What it is (plain English)

A dedicated response process for the incidents that hurt: highest impact, many users, crucial services down. It adds what a regular ticket can't — a coordinated response team, structured stakeholder communications ("here's what we know, next update at 3pm"), and a post-incident review so the organization actually learns from the event.

Problems it solves

  • Big outages handled in improvised group chats with no single person in charge.
  • Executives and affected users left guessing while engineers heads-down troubleshoot.
  • The same major outage recurring because nothing was captured afterward.
  • No clear rule for when an incident is "major," so escalation depends on who's loudest.

What must exist first

Incident Management must be live and settled — major incidents are promoted from regular incidents, and the response process builds on the same groups and data.

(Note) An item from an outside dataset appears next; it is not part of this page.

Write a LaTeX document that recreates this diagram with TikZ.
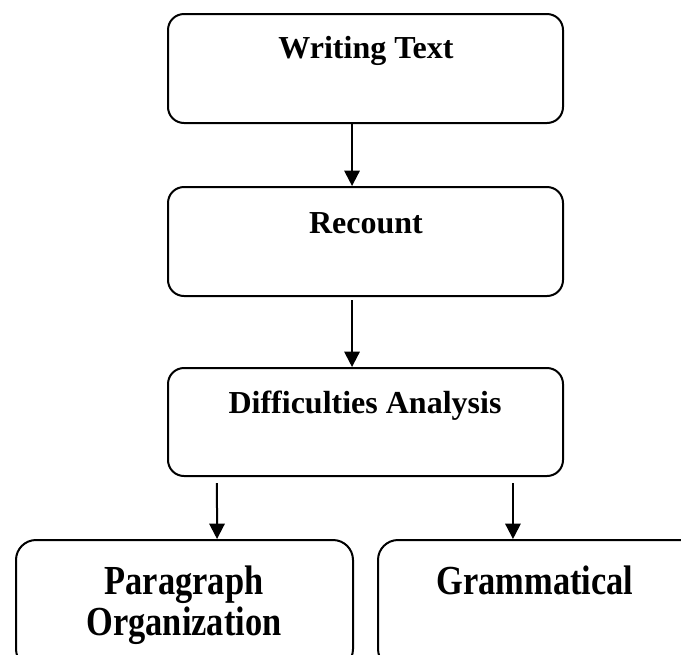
\documentclass[tikz,border=0pt]{standalone}
\usepackage{fontspec}
\setmainfont{Liberation Serif}
\usetikzlibrary{arrows.meta}
\begin{document}
\begin{tikzpicture}[x=0.75pt,y=-0.75pt,
  box/.style={draw, line width=1.5pt, rounded corners=12pt, inner sep=0pt, anchor=north west},
  topbox/.style={box, minimum width=296.25pt, minimum height=81.75pt},
  botbox/.style={box, rounded corners=15pt, minimum height=96.75pt},
  toptext/.style={anchor=base, inner sep=0pt, font=\fontsize{24pt}{28pt}\selectfont\bfseries},
  bottext/.style={anchor=base, inner sep=0pt, font=\fontsize{25.8pt}{30pt}\selectfont\bfseries},
  arr/.style={line width=1.5pt, -{Triangle[length=11.5pt, width=11.5pt]}}]
\clip (0,0) rectangle (681,654);
\fill[white] (0,0) rectangle (681,654);
\node[topbox] (b1) at (167,13) {};
\node[topbox] (b2) at (167,186) {};
\node[topbox, minimum height=81pt] (b3) at (167,367) {};
\node[botbox, minimum width=252.75pt] (b4) at (15,539) {};
\node[botbox, minimum width=251.25pt] (b5) at (377,539) {};
\node[toptext] (t1) at (366,58) {Writing Text};
\node[toptext] (t2) at (366,233) {Recount};
\node[toptext] (t3) at (365,413) {Difficulties Analysis};
\node[bottext] (t4) at (184,594) {\scalebox{1}[1.2]{Paragraph}};
\node[bottext] (t5) at (184,635) {\scalebox{1}[1.2]{Organization}};
\node[bottext] (t6) at (535,594) {\scalebox{1}[1.2]{Grammatical}};
\draw[arr] ([xshift=-10.1pt]b1.south) -- ([xshift=-10.1pt]b2.north);
\draw[arr] ([xshift=-10.1pt,yshift=-2.25pt]b2.south) -- ([xshift=-10.1pt]b3.north);
\draw[arr] ([xshift=-111.4pt,yshift=-4.5pt]b3.south) -- ([xshift=24.4pt]b4.north);
\draw[arr] ([xshift=110.6pt,yshift=-4.5pt]b3.south) -- ([xshift=-24.4pt]b5.north);
\end{tikzpicture}
\end{document}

What the customer needs to provide

  • Clear promotion criteria: what makes an incident "major" for your business (revenue impact, user counts, specific critical services).
  • Who runs the show: a major incident manager role or rotation, and whether a dedicated MIM group makes sense for your size and outage frequency.
  • Your communication expectations: who must be informed, how often, through which channels.
  • Commitment to post-incident reviews — the step that gets skipped and the step that creates the value.

Where it can go next

Every major incident should spawn a Problem Management investigation for root cause. On-Call Scheduling ensures the response team is reachable when the major hits at 2am.